- **EXCERPTED RECORDS**:
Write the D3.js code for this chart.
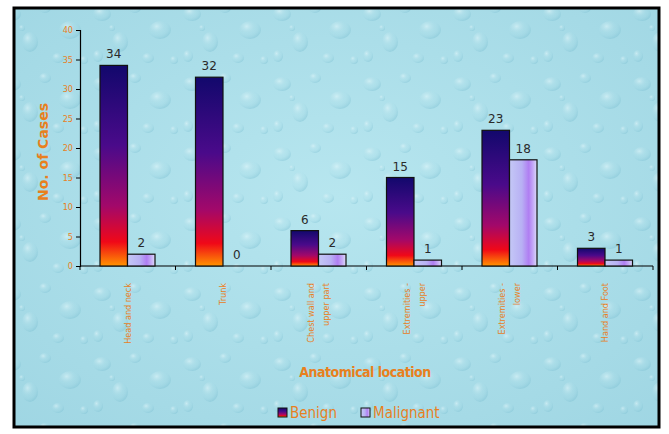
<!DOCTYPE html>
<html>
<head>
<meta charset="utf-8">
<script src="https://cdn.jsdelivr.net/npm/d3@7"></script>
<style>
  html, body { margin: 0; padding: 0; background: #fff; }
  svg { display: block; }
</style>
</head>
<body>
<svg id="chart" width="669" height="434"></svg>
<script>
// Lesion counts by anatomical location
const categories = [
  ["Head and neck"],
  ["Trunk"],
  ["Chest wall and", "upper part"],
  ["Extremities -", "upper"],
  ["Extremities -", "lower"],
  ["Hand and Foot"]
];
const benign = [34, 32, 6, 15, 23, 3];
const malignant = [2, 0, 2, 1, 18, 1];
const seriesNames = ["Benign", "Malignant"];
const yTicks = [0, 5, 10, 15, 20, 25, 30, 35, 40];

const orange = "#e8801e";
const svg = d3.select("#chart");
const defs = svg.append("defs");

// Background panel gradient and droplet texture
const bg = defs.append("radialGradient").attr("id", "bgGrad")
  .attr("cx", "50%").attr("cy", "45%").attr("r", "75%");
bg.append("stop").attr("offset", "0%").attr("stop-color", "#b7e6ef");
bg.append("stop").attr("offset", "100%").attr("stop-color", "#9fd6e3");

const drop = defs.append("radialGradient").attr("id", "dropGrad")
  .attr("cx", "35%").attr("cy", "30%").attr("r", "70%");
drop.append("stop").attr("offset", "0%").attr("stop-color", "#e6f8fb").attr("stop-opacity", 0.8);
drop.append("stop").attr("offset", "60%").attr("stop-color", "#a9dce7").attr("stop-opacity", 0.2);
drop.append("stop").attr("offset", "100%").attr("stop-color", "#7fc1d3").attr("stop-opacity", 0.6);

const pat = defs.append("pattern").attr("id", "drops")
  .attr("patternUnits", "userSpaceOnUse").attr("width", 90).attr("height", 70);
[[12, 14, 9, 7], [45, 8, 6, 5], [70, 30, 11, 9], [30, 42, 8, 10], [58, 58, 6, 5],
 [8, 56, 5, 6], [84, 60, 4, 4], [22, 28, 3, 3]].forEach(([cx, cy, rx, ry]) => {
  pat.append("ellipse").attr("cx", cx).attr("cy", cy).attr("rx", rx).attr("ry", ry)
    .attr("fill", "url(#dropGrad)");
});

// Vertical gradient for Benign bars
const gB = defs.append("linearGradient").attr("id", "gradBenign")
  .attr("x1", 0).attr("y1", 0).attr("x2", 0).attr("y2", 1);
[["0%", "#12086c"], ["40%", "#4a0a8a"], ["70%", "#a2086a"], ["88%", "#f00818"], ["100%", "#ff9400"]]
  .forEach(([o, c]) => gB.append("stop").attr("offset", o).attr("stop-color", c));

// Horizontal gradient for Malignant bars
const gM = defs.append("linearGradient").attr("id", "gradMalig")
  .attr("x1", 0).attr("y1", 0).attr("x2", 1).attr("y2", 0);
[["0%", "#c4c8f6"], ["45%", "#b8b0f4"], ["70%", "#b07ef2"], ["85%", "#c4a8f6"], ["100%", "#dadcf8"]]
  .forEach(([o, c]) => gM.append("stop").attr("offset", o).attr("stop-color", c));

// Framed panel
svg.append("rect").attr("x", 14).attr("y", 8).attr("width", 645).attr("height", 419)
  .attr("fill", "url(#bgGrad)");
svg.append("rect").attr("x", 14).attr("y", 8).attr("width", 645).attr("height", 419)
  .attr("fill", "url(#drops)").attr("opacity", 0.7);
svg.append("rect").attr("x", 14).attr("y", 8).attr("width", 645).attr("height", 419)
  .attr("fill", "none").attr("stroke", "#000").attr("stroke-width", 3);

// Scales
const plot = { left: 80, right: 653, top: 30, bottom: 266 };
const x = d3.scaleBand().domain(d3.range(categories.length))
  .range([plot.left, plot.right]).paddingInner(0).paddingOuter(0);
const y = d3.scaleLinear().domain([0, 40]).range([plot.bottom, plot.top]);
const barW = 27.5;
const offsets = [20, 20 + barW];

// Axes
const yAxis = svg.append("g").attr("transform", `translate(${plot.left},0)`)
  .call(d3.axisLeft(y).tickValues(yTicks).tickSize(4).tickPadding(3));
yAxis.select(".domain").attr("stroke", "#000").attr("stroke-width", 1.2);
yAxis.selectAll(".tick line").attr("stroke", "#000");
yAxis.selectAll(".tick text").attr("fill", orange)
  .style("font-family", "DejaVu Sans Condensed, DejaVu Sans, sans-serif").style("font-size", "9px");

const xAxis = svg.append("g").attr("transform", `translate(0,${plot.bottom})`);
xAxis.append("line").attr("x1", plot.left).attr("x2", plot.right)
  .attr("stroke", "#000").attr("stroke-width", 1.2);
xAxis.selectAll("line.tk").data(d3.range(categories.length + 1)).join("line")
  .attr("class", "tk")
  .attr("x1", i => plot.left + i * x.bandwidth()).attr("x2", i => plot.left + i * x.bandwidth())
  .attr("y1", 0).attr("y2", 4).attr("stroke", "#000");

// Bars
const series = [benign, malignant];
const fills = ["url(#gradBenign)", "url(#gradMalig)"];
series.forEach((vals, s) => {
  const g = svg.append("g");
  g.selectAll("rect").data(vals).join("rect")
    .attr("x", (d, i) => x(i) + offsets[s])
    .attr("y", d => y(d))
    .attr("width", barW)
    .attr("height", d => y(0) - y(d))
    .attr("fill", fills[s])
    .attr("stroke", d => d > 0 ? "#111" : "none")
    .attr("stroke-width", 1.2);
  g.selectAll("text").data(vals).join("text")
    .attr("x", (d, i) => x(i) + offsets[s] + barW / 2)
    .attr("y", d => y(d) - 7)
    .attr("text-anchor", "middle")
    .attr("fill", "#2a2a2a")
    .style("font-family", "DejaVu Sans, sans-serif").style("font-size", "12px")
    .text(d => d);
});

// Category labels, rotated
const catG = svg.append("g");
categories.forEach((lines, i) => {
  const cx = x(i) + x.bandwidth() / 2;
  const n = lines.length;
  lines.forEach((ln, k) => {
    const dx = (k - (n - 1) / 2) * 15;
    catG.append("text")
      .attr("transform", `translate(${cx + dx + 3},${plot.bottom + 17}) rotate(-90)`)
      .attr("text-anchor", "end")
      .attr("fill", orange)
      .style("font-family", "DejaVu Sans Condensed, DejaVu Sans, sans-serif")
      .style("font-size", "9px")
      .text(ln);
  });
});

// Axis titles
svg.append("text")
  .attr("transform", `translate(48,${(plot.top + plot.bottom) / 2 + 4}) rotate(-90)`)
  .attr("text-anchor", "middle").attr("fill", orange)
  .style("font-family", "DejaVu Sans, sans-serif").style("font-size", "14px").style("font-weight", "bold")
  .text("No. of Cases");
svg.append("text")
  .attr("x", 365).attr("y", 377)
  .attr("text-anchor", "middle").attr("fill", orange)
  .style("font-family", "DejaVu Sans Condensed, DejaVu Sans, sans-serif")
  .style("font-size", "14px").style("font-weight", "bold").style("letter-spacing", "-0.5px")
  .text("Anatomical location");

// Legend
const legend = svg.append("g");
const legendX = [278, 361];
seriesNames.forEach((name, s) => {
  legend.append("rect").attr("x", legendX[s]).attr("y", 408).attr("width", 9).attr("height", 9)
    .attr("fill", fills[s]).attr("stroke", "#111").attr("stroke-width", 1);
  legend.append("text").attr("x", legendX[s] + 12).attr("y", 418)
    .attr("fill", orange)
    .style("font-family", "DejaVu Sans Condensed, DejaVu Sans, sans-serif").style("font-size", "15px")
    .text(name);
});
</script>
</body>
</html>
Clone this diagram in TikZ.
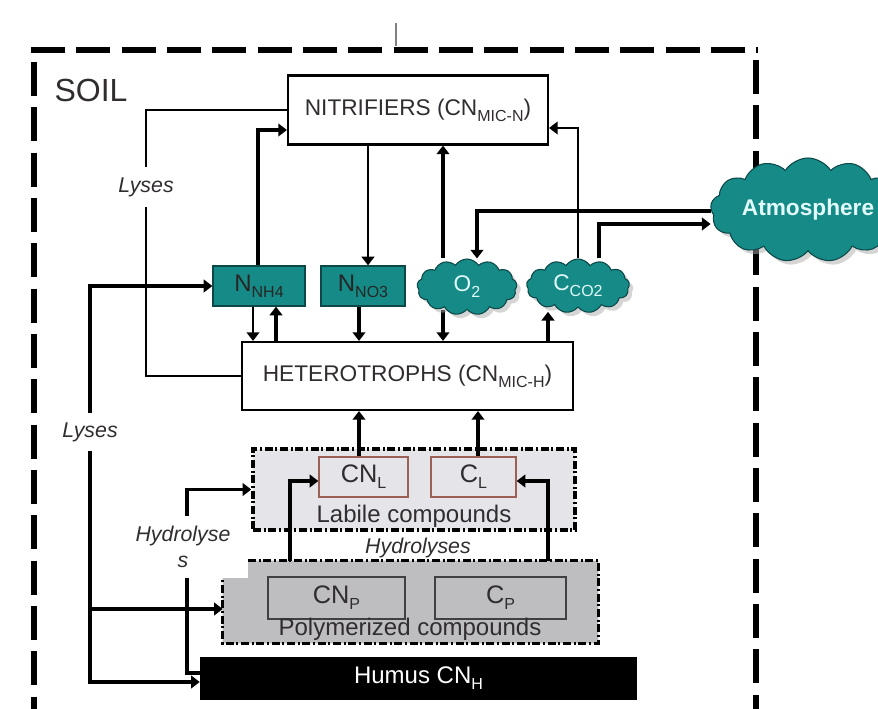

- **REQUIRED TASK**: Copy out all of the material exactly as written, without its pictures.

- **TASK OUTPUT**:
Write the D3.js code for this chart.
<!DOCTYPE html>
<html>
<head>
<meta charset="utf-8">
<script src="https://cdn.jsdelivr.net/npm/d3@7"></script>
<style>
  html, body { margin: 0; padding: 0; background: #fff; }
  svg { display: block; }
</style>
</head>
<body>
<svg id="chart" width="669" height="434"></svg>
<script>
// Lesion counts by anatomical location
const categories = [
  ["Head and neck"],
  ["Trunk"],
  ["Chest wall and", "upper part"],
  ["Extremities -", "upper"],
  ["Extremities -", "lower"],
  ["Hand and Foot"]
];
const benign = [34, 32, 6, 15, 23, 3];
const malignant = [2, 0, 2, 1, 18, 1];
const seriesNames = ["Benign", "Malignant"];
const yTicks = [0, 5, 10, 15, 20, 25, 30, 35, 40];

const orange = "#e8801e";
const svg = d3.select("#chart");
const defs = svg.append("defs");

// Background panel gradient and droplet texture
const bg = defs.append("radialGradient").attr("id", "bgGrad")
  .attr("cx", "50%").attr("cy", "45%").attr("r", "75%");
bg.append("stop").attr("offset", "0%").attr("stop-color", "#b7e6ef");
bg.append("stop").attr("offset", "100%").attr("stop-color", "#9fd6e3");

const drop = defs.append("radialGradient").attr("id", "dropGrad")
  .attr("cx", "35%").attr("cy", "30%").attr("r", "70%");
drop.append("stop").attr("offset", "0%").attr("stop-color", "#e6f8fb").attr("stop-opacity", 0.8);
drop.append("stop").attr("offset", "60%").attr("stop-color", "#a9dce7").attr("stop-opacity", 0.2);
drop.append("stop").attr("offset", "100%").attr("stop-color", "#7fc1d3").attr("stop-opacity", 0.6);

const pat = defs.append("pattern").attr("id", "drops")
  .attr("patternUnits", "userSpaceOnUse").attr("width", 90).attr("height", 70);
[[12, 14, 9, 7], [45, 8, 6, 5], [70, 30, 11, 9], [30, 42, 8, 10], [58, 58, 6, 5],
 [8, 56, 5, 6], [84, 60, 4, 4], [22, 28, 3, 3]].forEach(([cx, cy, rx, ry]) => {
  pat.append("ellipse").attr("cx", cx).attr("cy", cy).attr("rx", rx).attr("ry", ry)
    .attr("fill", "url(#dropGrad)");
});

// Vertical gradient for Benign bars
const gB = defs.append("linearGradient").attr("id", "gradBenign")
  .attr("x1", 0).attr("y1", 0).attr("x2", 0).attr("y2", 1);
[["0%", "#12086c"], ["40%", "#4a0a8a"], ["70%", "#a2086a"], ["88%", "#f00818"], ["100%", "#ff9400"]]
  .forEach(([o, c]) => gB.append("stop").attr("offset", o).attr("stop-color", c));

// Horizontal gradient for Malignant bars
const gM = defs.append("linearGradient").attr("id", "gradMalig")
  .attr("x1", 0).attr("y1", 0).attr("x2", 1).attr("y2", 0);
[["0%", "#c4c8f6"], ["45%", "#b8b0f4"], ["70%", "#b07ef2"], ["85%", "#c4a8f6"], ["100%", "#dadcf8"]]
  .forEach(([o, c]) => gM.append("stop").attr("offset", o).attr("stop-color", c));

// Framed panel
svg.append("rect").attr("x", 14).attr("y", 8).attr("width", 645).attr("height", 419)
  .attr("fill", "url(#bgGrad)");
svg.append("rect").attr("x", 14).attr("y", 8).attr("width", 645).attr("height", 419)
  .attr("fill", "url(#drops)").attr("opacity", 0.7);
svg.append("rect").attr("x", 14).attr("y", 8).attr("width", 645).attr("height", 419)
  .attr("fill", "none").attr("stroke", "#000").attr("stroke-width", 3);

// Scales
const plot = { left: 80, right: 653, top: 30, bottom: 266 };
const x = d3.scaleBand().domain(d3.range(categories.length))
  .range([plot.left, plot.right]).paddingInner(0).paddingOuter(0);
const y = d3.scaleLinear().domain([0, 40]).range([plot.bottom, plot.top]);
const barW = 27.5;
const offsets = [20, 20 + barW];

// Axes
const yAxis = svg.append("g").attr("transform", `translate(${plot.left},0)`)
  .call(d3.axisLeft(y).tickValues(yTicks).tickSize(4).tickPadding(3));
yAxis.select(".domain").attr("stroke", "#000").attr("stroke-width", 1.2);
yAxis.selectAll(".tick line").attr("stroke", "#000");
yAxis.selectAll(".tick text").attr("fill", orange)
  .style("font-family", "DejaVu Sans Condensed, DejaVu Sans, sans-serif").style("font-size", "9px");

const xAxis = svg.append("g").attr("transform", `translate(0,${plot.bottom})`);
xAxis.append("line").attr("x1", plot.left).attr("x2", plot.right)
  .attr("stroke", "#000").attr("stroke-width", 1.2);
xAxis.selectAll("line.tk").data(d3.range(categories.length + 1)).join("line")
  .attr("class", "tk")
  .attr("x1", i => plot.left + i * x.bandwidth()).attr("x2", i => plot.left + i * x.bandwidth())
  .attr("y1", 0).attr("y2", 4).attr("stroke", "#000");

// Bars
const series = [benign, malignant];
const fills = ["url(#gradBenign)", "url(#gradMalig)"];
series.forEach((vals, s) => {
  const g = svg.append("g");
  g.selectAll("rect").data(vals).join("rect")
    .attr("x", (d, i) => x(i) + offsets[s])
    .attr("y", d => y(d))
    .attr("width", barW)
    .attr("height", d => y(0) - y(d))
    .attr("fill", fills[s])
    .attr("stroke", d => d > 0 ? "#111" : "none")
    .attr("stroke-width", 1.2);
  g.selectAll("text").data(vals).join("text")
    .attr("x", (d, i) => x(i) + offsets[s] + barW / 2)
    .attr("y", d => y(d) - 7)
    .attr("text-anchor", "middle")
    .attr("fill", "#2a2a2a")
    .style("font-family", "DejaVu Sans, sans-serif").style("font-size", "12px")
    .text(d => d);
});

// Category labels, rotated
const catG = svg.append("g");
categories.forEach((lines, i) => {
  const cx = x(i) + x.bandwidth() / 2;
  const n = lines.length;
  lines.forEach((ln, k) => {
    const dx = (k - (n - 1) / 2) * 15;
    catG.append("text")
      .attr("transform", `translate(${cx + dx + 3},${plot.bottom + 17}) rotate(-90)`)
      .attr("text-anchor", "end")
      .attr("fill", orange)
      .style("font-family", "DejaVu Sans Condensed, DejaVu Sans, sans-serif")
      .style("font-size", "9px")
      .text(ln);
  });
});

// Axis titles
svg.append("text")
  .attr("transform", `translate(48,${(plot.top + plot.bottom) / 2 + 4}) rotate(-90)`)
  .attr("text-anchor", "middle").attr("fill", orange)
  .style("font-family", "DejaVu Sans, sans-serif").style("font-size", "14px").style("font-weight", "bold")
  .text("No. of Cases");
svg.append("text")
  .attr("x", 365).attr("y", 377)
  .attr("text-anchor", "middle").attr("fill", orange)
  .style("font-family", "DejaVu Sans Condensed, DejaVu Sans, sans-serif")
  .style("font-size", "14px").style("font-weight", "bold").style("letter-spacing", "-0.5px")
  .text("Anatomical location");

// Legend
const legend = svg.append("g");
const legendX = [278, 361];
seriesNames.forEach((name, s) => {
  legend.append("rect").attr("x", legendX[s]).attr("y", 408).attr("width", 9).attr("height", 9)
    .attr("fill", fills[s]).attr("stroke", "#111").attr("stroke-width", 1);
  legend.append("text").attr("x", legendX[s] + 12).attr("y", 418)
    .attr("fill", orange)
    .style("font-family", "DejaVu Sans Condensed, DejaVu Sans, sans-serif").style("font-size", "15px")
    .text(name);
});
</script>
</body>
</html>
Clone this diagram in TikZ.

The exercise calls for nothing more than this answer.